Defensive linemen are the new dogs in purses of the League, so its no surprise to see the old heads of football creaming over Chris Long. After all, he represents the perfect cross section of tradition and progress, the scion of a football legend who fits the new model for team construction (the Giants guaranteed everyone is shelling out big money on the defensive line for the next several years). Yet ultimately, he bores me to tears. Nothing he does is particularly unexpected or interesting. He’s kind of big, and he’s kind of fast, and he does things with a technical perfection that made him an ACC superstar. That sounds like a nice story; wake me up when it’s over. One scout already dropped the line that “With Long “you have a finished product.” Finished products make for frequently unimportant and certainly uninteresting draft picks.
Vernon Gholston looks nothing like a finished product. Indeed, the same scout who seemed to dismiss Long’s upside called Gholston an “ascending talent.” That’s scout speak for a completely guy who looks completely unpolished but can run through two grown athletes like they were cardboard cutouts. He stands 6’4”, 264 pounds, and he can run a 4.67 40, has a 35.5 inch vertical, and he threw up 225 pounds 37 times on the bench. None of this is to say that physicality is or should be the sum total of measuring a player, but ignoring numbers like that is how you wind up with boring drafts. Remember, 2007 was supposed to be a rejection of the mentality that brought us Mario Williams (now vindicated), Reggie Bush (now exposed), and Vince Young (now as delightfully unsettled as ever). Vernon Gholston represents a return to giddy wonderment at a physical specimen that looks like he plays football because it’s the only way he can camouflage himself in mainstream society. So while the criticisms that he lacks technical soundness and relies too much on physical ability may be valid, they also may be wholly unimportant.

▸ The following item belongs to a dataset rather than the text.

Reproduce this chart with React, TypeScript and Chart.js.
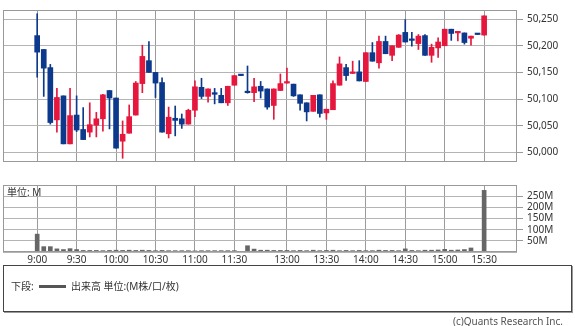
import React, { useEffect, useRef } from 'react';
import { Chart, registerables } from 'chart.js';

Chart.register(...registerables);

const FONT = "'Noto Sans', 'Noto Sans CJK JP', sans-serif";

// 5-minute bars (index positions on the time axis)
const times = [
  '9:00','9:05','9:10','9:15','9:20','9:25','9:30','9:35','9:40','9:45','9:50','9:55',
  '10:00','10:05','10:10','10:15','10:20','10:25','10:30','10:35','10:40','10:45','10:50','10:55',
  '11:00','11:05','11:10','11:15','11:20','11:25','11:30','12:25',
  '12:30','12:35','12:40','12:45','12:50','12:55',
  '13:00','13:05','13:10','13:15','13:20','13:25','13:30','13:35','13:40','13:45','13:50','13:55',
  '14:00','14:05','14:10','14:15','14:20','14:25','14:30','14:35','14:40','14:45','14:50','14:55',
  '15:00','15:05','15:10','15:15','15:20','15:25','15:30',
];

const opens = [
  50219, 50193, 50159, 50061, 50106, 50016, 50070, 50043, 50038, 50051, 50063, 50116,
  50102, 50021, 50036, 50070, 50129, 50172, 50150, 50131, 50035, 50064, 50063, 50053,
  50079, 50122, 50105, 50112, 50107, 50093, 50126, 50144,
  50112, 50112, 50124, 50119, 50088, 50116,
  50130, 50128, 50108, 50093, 50077, 50108, 50074, 50080, 50126, 50159, 50148, 50151,
  50133, 50187, 50168, 50208, 50182, 50197, 50225, 50211, 50204, 50219, 50182, 50196,
  50200, 50231, 50224, 50224, 50214, 50221, 50220,
];
const highs = [
  50260, 50193, 50165, 50120, 50106, 50120, 50106, 50084, 50093, 50075, 50109, 50116,
  50102, 50059, 50089, 50133, 50201, 50208, 50150, 50140, 50085, 50087, 50072, 50081,
  50134, 50139, 50119, 50120, 50120, 50124, 50144, 50144,
  50162, 50139, 50133, 50119, 50119, 50147,
  50158, 50128, 50108, 50093, 50107, 50108, 50081, 50134, 50179, 50165, 50171, 50172,
  50187, 50206, 50218, 50218, 50200, 50221, 50249, 50225, 50221, 50221, 50203, 50215,
  50231, 50231, 50227, 50224, 50218, 50221, 50256,
];
const lows = [
  50141, 50105, 50053, 50038, 50016, 50016, 50039, 50024, 50029, 50029, 50040, 50044,
  50008, 49989, 50036, 50070, 50112, 50150, 50103, 50038, 50027, 50031, 50045, 50053,
  50067, 50101, 50094, 50091, 50093, 50088, 50126, 50144,
  50111, 50095, 50102, 50081, 50062, 50116,
  50130, 50105, 50079, 50059, 50077, 50066, 50062, 50080, 50126, 50135, 50148, 50134,
  50133, 50171, 50158, 50185, 50172, 50197, 50207, 50199, 50193, 50182, 50169, 50178,
  50200, 50210, 50209, 50203, 50201, 50221, 50220,
];
const closes = [
  50188, 50158, 50056, 50103, 50016, 50069, 50042, 50024, 50052, 50063, 50108, 50102,
  50008, 50034, 50067, 50130, 50180, 50150, 50130, 50038, 50066, 50060, 50053, 50079,
  50123, 50105, 50119, 50109, 50093, 50124, 50144, 50144,
  50112, 50123, 50115, 50085, 50119, 50129,
  50131, 50106, 50092, 50076, 50107, 50073, 50081, 50129, 50166, 50144, 50151, 50134,
  50187, 50171, 50208, 50185, 50200, 50220, 50207, 50210, 50218, 50182, 50197, 50207,
  50231, 50223, 50227, 50206, 50218, 50221, 50256,
];

// volume, millions
const volumes = [
  80, 24, 24, 14, 11, 15, 11, 7, 7, 7, 6, 7,
  8, 7, 8, 7, 8, 7, 6, 7, 6, 6, 6, 6,
  5, 6, 6, 6, 6, 6, 6, 3,
  28, 13, 8, 8, 7, 7,
  7, 6, 7, 6, 8, 6, 7, 8, 6, 7, 6, 7,
  6, 6, 8, 7, 7, 6, 14, 7, 6, 8, 8, 9,
  12, 8, 9, 11, 18, 2, 276,
];

const tickIndex = [0, 6, 12, 18, 24, 30, 38, 44, 50, 56, 62, 68];
const tickLabels = ['9:00', '9:30', '10:00', '10:30', '11:00', '11:30', '13:00', '13:30', '14:00', '14:30', '15:00', '15:30'];

const UP = '#e6173d';
const DOWN = '#0c398c';
const X_MIN = -5.2;
const X_MAX = 73;

function boxPlugin(label?: string) {
  return {
    id: 'boxFrame',
    afterDraw(chart: any) {
      const { ctx, chartArea: a } = chart;
      ctx.save();
      ctx.strokeStyle = '#999';
      ctx.lineWidth = 1;
      const l = Math.round(a.left) + 0.5;
      const t = Math.round(a.top) + 0.5;
      const r = Math.round(a.right) - 0.5;
      const b = Math.round(a.bottom) - 0.5;
      ctx.strokeRect(l, t, r - l, b - t);
      if (label) {
        ctx.fillStyle = '#333';
        ctx.font = `10px ${FONT}`;
        ctx.textBaseline = 'middle';
        ctx.textAlign = 'left';
        ctx.fillText(label, a.left + 4, a.top + 8);
      }
      ctx.restore();
    },
  };
}

function xScale(showLabels: boolean) {
  return {
    type: 'linear',
    min: X_MIN,
    max: X_MAX,
    offset: false,
    afterBuildTicks: (s: any) => {
      s.ticks = tickIndex.map((v) => ({ value: v }));
    },
    afterFit: (s: any) => {
      s.height = showLabels ? 14 : 0;
    },
    grid: { color: '#9a9a9a', offset: false, drawTicks: false },
    border: { display: false },
    ticks: {
      display: showLabels,
      autoSkip: false,
      maxRotation: 0,
      padding: 2,
      color: '#333',
      font: { size: 10, family: FONT },
      callback: (v: any) => {
        const k = tickIndex.indexOf(Number(v));
        return k >= 0 ? tickLabels[k] : '';
      },
    },
  };
}

export default function App() {
  const topRef = useRef<HTMLCanvasElement>(null);
  const volRef = useRef<HTMLCanvasElement>(null);

  useEffect(() => {
    Chart.defaults.font.family = FONT;
    Chart.defaults.font.size = 10;
    Chart.defaults.color = '#333';

    const colors = closes.map((c, i) => (c > opens[i] ? UP : DOWN));

    const top = new Chart(topRef.current as HTMLCanvasElement, {
      type: 'bar',
      data: {
        datasets: [
          {
            data: times.map((_, i) => ({ x: i, y: [opens[i], closes[i]] })) as any,
            backgroundColor: colors,
            borderWidth: 0,
            barThickness: 5,
            minBarLength: 1.5,
            grouped: false,
          } as any,
          {
            data: times.map((_, i) => ({ x: i, y: [lows[i], highs[i]] })) as any,
            backgroundColor: colors,
            borderWidth: 0,
            barThickness: 1,
            minBarLength: 1,
            grouped: false,
          } as any,
        ],
      },
      options: {
        responsive: false,
        animation: false,
        devicePixelRatio: 1,
        layout: { padding: { left: 3, top: 1, bottom: 1, right: 0 } },
        plugins: { legend: { display: false }, tooltip: { enabled: false } },
        scales: {
          x: xScale(false) as any,
          y: {
            type: 'linear',
            position: 'right',
            min: 49982,
            max: 50267,
            beginAtZero: false,
            afterFit: (s: any) => {
              s.width = 58;
            },
            grid: { color: '#b4b4b4', tickLength: 6, tickColor: '#999' },
            border: { display: false },
            ticks: {
              stepSize: 50,
              includeBounds: false,
              autoSkip: false,
              padding: 4,
              color: '#333',
              font: { size: 10, family: FONT },
              callback: (v: any) => Number(v).toLocaleString('en-US'),
            },
          },
        },
      },
      plugins: [boxPlugin()],
    });

    const vol = new Chart(volRef.current as HTMLCanvasElement, {
      type: 'bar',
      data: {
        datasets: [
          {
            data: times.map((_, i) => ({ x: i, y: volumes[i] })) as any,
            backgroundColor: '#666',
            borderWidth: 0,
            barThickness: 4,
            grouped: false,
          } as any,
        ],
      },
      options: {
        responsive: false,
        animation: false,
        devicePixelRatio: 1,
        layout: { padding: { left: 3, top: 6, bottom: 0, right: 0 } },
        plugins: { legend: { display: false }, tooltip: { enabled: false } },
        scales: {
          x: xScale(true) as any,
          y: {
            type: 'linear',
            position: 'right',
            min: 0,
            max: 300,
            beginAtZero: true,
            afterFit: (s: any) => {
              s.width = 58;
            },
            grid: {
              color: '#b4b4b4',
              tickLength: 6,
              tickColor: (c: any) =>
                c.tick && (c.tick.value === 0 || c.tick.value === 300) ? 'rgba(0,0,0,0)' : '#999',
            },
            border: { display: false },
            ticks: {
              stepSize: 50,
              autoSkip: false,
              padding: 4,
              color: '#333',
              font: { size: 10, family: FONT },
              callback: (v: any) => (v === 0 || v === 300 ? '' : `${v}M`),
            },
          },
        },
      },
      plugins: [boxPlugin('単位: M')],
    });

    return () => {
      top.destroy();
      vol.destroy();
    };
  }, []);

  const textStyle: React.CSSProperties = {
    position: 'absolute',
    fontFamily: FONT,
    fontSize: 10,
    lineHeight: '12px',
    color: '#333',
    whiteSpace: 'nowrap',
  };

  return (
    <div style={{ position: 'absolute', left: 0, top: 0, width: 575, height: 326, background: '#fff', overflow: 'hidden' }}>
      <canvas ref={topRef} width={575} height={172} style={{ position: 'absolute', left: 0, top: 0 }} />
      <canvas ref={volRef} width={575} height={91} style={{ position: 'absolute', left: 0, top: 175 }} />
      <div
        style={{
          position: 'absolute',
          left: 3,
          top: 265,
          width: 569,
          height: 47,
          boxSizing: 'border-box',
          border: '1px solid #444',
          boxShadow: '1px 1px 0 #999',
        }}
      />
      <span style={{ ...textStyle, left: 11, top: 280 }}>下段:</span>
      <div style={{ position: 'absolute', left: 39, top: 285, width: 27, height: 2.5, background: '#555' }} />
      <span style={{ ...textStyle, left: 71, top: 280 }}>出来高 単位:(M株/口/枚)</span>
      <span style={{ ...textStyle, right: 12, top: 315, color: '#555' }}>(c)Quants Research Inc.</span>
    </div>
  );
}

It’s like criticizing a shark because he’s a messy eater; just shut up and look at what that magnificent bastard can do with the gifts God gave him.

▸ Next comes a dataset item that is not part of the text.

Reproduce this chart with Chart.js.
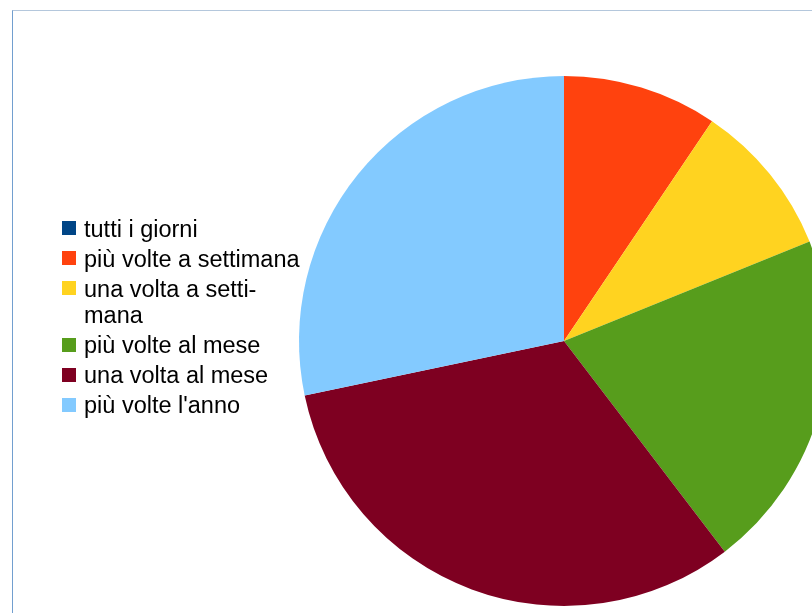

Gholston’s unpredictability extends to his psyche as well. Go read his interview on NFL.com; he’s an auteur of violence of that listens to The Isley Brothers and refuses to acknowledge anyone ever hitting him hard enough to remember. Oh, and he sees Arnold Schwarzenegger playing him in his biopic. Know who Chris Long envisioned in the movie of his own life? Russell Crowe. For the record, The Terminator would kick Maximus’s ass. Hell, John Kimble owns the Gladiator every day and twice on Sundays. Everything is physical reality over image in Gholston’s style, which makes the image that does emerge so much sharper and (depending on who you are) scarier. There is no hope of “average” with Gholston; he will either destroy or be destroyed.

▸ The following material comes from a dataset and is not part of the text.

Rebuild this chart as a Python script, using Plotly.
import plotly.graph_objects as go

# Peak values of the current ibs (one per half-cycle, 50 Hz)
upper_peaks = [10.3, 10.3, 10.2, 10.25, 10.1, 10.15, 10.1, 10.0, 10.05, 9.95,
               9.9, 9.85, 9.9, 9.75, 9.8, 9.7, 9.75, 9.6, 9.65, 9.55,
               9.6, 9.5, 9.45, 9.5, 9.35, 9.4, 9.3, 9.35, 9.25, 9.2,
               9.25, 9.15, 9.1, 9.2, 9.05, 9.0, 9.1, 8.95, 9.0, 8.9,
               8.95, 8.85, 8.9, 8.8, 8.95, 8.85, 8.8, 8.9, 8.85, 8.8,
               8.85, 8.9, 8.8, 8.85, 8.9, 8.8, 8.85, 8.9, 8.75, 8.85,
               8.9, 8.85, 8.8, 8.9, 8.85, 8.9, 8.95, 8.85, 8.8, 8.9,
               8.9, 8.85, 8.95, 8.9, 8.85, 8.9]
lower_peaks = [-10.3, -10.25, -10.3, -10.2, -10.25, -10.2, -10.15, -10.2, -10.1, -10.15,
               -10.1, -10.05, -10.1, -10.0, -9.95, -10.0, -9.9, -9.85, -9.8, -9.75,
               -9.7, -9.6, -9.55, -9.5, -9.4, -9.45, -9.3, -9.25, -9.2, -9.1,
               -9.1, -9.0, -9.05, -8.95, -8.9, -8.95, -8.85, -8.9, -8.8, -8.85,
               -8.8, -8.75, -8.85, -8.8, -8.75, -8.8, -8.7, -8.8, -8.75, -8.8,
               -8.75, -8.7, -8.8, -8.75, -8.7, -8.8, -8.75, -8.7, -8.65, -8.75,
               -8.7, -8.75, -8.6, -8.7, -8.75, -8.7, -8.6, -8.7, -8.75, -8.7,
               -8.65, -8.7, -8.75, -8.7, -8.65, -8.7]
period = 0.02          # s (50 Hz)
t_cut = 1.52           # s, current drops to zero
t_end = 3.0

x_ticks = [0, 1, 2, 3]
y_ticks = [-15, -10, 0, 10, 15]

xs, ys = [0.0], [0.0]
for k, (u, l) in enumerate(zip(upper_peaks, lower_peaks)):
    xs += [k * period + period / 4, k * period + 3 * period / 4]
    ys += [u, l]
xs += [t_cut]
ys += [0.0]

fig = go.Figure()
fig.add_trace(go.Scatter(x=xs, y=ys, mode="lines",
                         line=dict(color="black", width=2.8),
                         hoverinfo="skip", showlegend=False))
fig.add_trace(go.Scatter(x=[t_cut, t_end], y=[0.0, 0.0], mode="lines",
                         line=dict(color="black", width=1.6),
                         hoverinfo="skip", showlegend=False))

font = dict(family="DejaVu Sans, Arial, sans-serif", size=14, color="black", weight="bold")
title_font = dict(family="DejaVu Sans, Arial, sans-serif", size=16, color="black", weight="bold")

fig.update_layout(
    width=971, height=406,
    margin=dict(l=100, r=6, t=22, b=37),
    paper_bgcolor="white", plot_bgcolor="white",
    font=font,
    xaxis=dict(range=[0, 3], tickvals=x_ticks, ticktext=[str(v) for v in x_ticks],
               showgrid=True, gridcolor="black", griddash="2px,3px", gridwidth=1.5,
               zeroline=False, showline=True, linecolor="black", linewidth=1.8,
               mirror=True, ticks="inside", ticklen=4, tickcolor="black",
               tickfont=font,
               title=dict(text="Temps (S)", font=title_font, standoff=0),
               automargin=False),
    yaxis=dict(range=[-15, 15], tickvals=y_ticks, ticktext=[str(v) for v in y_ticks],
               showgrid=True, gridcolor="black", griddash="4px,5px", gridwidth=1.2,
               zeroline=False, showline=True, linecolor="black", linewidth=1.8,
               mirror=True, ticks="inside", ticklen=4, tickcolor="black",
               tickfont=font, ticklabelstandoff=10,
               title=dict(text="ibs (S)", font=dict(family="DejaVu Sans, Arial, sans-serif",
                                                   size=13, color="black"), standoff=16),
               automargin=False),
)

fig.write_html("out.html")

All of this makes Gholston significant in this draft, which is starting to shape up like a face off of old world and new world football. Chris Long (yawn) and Matt Ryan (YAAAAWN) are easy choices, but players like Joe Flacco (who toiled in obscurity) and Gholston are the selections that force teams to gamble; nobody will ever say that spending an important draft pick on them was “sensible.” Personally, I’m hoping for Gholston to remind us that there’s a reason why Julius Peppers puts asses in seats while Aaron Schobel eats at Denny’s without being bothered. If we know the end of the story, there’s no reason to read it to its conclusion. Chris Long’s ends with him becoming Aaron Schobel (not a bad ending, but worth a top five pick? REALLY?). Gholston’s story, which stars AHHNULD, has The Temptations on the soundtrack, and involves 264 pound man getting almost three feet above ground, is already interesting enough for me to start reading.